Of course, it’s easy to valorize Phreakers, perhaps easier still to lionize all weirdos. The kids making noise-rock, unintelligible student films, graphic novels, skate videos and ersatz scribbling and notebooks of all sorts – it’s all masturbatory and self-involved and pretentious. Self-amusement. Self-love. Acknowledged. But self-love is better than hate, better still than apathy and boredom. At the least, it’s no worse than the monoculture run by the handful of corporations that own television and radio and that – give it time – will own the internet before most of my generation is in the grave. No one’s even fighting it very strenuously, and – after all – corporations have a right to do anything we can’t stop them from doing.

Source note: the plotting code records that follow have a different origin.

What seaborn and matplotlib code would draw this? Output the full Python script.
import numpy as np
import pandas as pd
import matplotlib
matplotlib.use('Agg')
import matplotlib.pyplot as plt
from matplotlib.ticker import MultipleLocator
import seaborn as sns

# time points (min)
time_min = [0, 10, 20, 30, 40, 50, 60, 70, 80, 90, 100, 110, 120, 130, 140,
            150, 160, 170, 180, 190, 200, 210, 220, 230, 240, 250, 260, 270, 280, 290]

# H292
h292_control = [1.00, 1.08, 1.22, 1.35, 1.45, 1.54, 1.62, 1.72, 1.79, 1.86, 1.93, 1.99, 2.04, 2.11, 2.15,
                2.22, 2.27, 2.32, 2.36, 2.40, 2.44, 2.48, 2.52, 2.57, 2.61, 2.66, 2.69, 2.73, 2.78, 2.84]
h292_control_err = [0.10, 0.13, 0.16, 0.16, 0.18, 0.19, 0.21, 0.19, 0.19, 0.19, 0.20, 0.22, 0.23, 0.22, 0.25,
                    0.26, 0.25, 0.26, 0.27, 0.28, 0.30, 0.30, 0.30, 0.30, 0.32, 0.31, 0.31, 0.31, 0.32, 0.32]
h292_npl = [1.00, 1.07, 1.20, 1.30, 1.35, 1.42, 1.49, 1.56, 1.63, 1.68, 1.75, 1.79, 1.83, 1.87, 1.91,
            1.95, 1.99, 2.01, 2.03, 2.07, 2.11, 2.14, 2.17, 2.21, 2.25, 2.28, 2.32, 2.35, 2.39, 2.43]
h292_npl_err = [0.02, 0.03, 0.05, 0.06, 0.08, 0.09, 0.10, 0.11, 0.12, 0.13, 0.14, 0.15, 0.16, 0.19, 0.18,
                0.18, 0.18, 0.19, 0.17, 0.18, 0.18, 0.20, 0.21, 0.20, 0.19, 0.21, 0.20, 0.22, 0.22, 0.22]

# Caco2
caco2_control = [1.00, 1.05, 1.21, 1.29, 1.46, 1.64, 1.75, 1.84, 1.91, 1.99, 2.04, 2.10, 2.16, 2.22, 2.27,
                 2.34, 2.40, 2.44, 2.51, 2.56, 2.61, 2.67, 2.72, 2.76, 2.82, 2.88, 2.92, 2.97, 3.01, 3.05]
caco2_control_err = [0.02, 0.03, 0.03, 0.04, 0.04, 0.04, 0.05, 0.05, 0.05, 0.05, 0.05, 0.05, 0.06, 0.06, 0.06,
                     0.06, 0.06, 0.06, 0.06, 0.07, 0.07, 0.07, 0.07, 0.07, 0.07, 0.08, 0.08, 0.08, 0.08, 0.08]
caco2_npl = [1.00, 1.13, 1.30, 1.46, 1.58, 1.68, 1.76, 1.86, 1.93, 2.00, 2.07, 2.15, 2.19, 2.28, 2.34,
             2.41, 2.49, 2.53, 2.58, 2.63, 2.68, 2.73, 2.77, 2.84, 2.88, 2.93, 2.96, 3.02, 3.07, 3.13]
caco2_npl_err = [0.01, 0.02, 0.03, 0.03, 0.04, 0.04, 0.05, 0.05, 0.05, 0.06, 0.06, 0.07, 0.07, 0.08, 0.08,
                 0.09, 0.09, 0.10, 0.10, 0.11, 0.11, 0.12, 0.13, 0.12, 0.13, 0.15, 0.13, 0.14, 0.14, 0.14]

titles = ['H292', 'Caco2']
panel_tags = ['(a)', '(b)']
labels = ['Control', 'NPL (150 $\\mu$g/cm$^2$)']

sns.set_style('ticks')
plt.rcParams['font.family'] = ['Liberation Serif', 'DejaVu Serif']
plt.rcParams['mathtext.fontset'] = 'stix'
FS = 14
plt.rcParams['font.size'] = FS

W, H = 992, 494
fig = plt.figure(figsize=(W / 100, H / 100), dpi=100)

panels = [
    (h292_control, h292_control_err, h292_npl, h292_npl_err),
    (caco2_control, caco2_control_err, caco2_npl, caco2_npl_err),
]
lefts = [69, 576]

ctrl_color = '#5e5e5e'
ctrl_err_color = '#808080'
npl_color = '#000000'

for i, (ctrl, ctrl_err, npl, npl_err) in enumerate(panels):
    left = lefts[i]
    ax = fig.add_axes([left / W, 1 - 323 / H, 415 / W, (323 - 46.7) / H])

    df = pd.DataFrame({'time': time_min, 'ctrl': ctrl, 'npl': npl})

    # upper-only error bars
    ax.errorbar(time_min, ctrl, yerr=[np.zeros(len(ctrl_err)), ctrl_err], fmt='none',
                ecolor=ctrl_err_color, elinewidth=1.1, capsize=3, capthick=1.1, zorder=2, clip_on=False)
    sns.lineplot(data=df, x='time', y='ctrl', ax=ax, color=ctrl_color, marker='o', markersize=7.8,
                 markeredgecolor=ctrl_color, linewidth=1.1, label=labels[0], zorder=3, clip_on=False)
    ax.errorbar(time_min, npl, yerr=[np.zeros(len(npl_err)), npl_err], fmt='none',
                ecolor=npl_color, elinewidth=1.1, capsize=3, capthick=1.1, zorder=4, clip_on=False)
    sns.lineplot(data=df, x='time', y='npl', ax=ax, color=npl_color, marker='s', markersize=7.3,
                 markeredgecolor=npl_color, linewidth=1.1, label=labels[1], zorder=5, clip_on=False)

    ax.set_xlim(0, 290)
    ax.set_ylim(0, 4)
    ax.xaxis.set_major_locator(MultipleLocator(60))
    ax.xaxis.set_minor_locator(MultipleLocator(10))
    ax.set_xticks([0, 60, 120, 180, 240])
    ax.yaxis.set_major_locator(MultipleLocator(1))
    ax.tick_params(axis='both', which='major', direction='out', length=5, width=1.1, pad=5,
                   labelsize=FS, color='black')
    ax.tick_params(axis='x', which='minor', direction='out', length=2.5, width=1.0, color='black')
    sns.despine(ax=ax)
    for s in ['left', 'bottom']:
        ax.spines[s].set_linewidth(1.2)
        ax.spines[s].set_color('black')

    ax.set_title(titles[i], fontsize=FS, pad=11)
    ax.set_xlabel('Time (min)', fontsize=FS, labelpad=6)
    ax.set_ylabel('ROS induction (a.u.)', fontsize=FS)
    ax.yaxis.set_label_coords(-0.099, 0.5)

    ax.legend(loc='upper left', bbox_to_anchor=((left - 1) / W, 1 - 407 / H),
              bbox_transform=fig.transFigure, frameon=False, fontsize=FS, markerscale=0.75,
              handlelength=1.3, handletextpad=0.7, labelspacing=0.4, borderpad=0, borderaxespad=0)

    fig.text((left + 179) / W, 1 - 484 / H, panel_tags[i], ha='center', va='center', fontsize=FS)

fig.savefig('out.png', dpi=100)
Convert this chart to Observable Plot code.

But let’s stop that rant before it starts; it’s fashionable to be dystopian about the internet, or about the world, but – ye fucking gods – it’s wearisome to keep it up. So it’s worth remembering that the moral of Heller’s book cuts both ways. While it lasts, we can use the internet for whatever we can get away with. You can even order a rocket-kit from the company that bought Edmund Scientific, although the models are small, sanitized miniatures. And, when the web is gone or co-opted, we’ll have to find something else. That’s okay: that’s the moral of the story, the resilient yin to the yang of anarchy’s dark, inbred violence. Anarchy never wins – in fact, it loses as soon as it imagines it can – but it never stops. It’s the counterforce. It’s something to do on a Saturday night besides huffing glue and jacking off. It’s not heroic but it’s better than nothing.
I dream I see my father, standing in a field. He’s twelve years old. He holds his hand against the sun. The rocket’s trail fades into the summer haze. He waits and waits, but it never comes down. In his mind, it travels up and out of the atmosphere. It crosses the sub-zero void and lands on Mars. The young offspring of some ancient, alien race finds the rocket. He stares up at the Martian sky and smiles.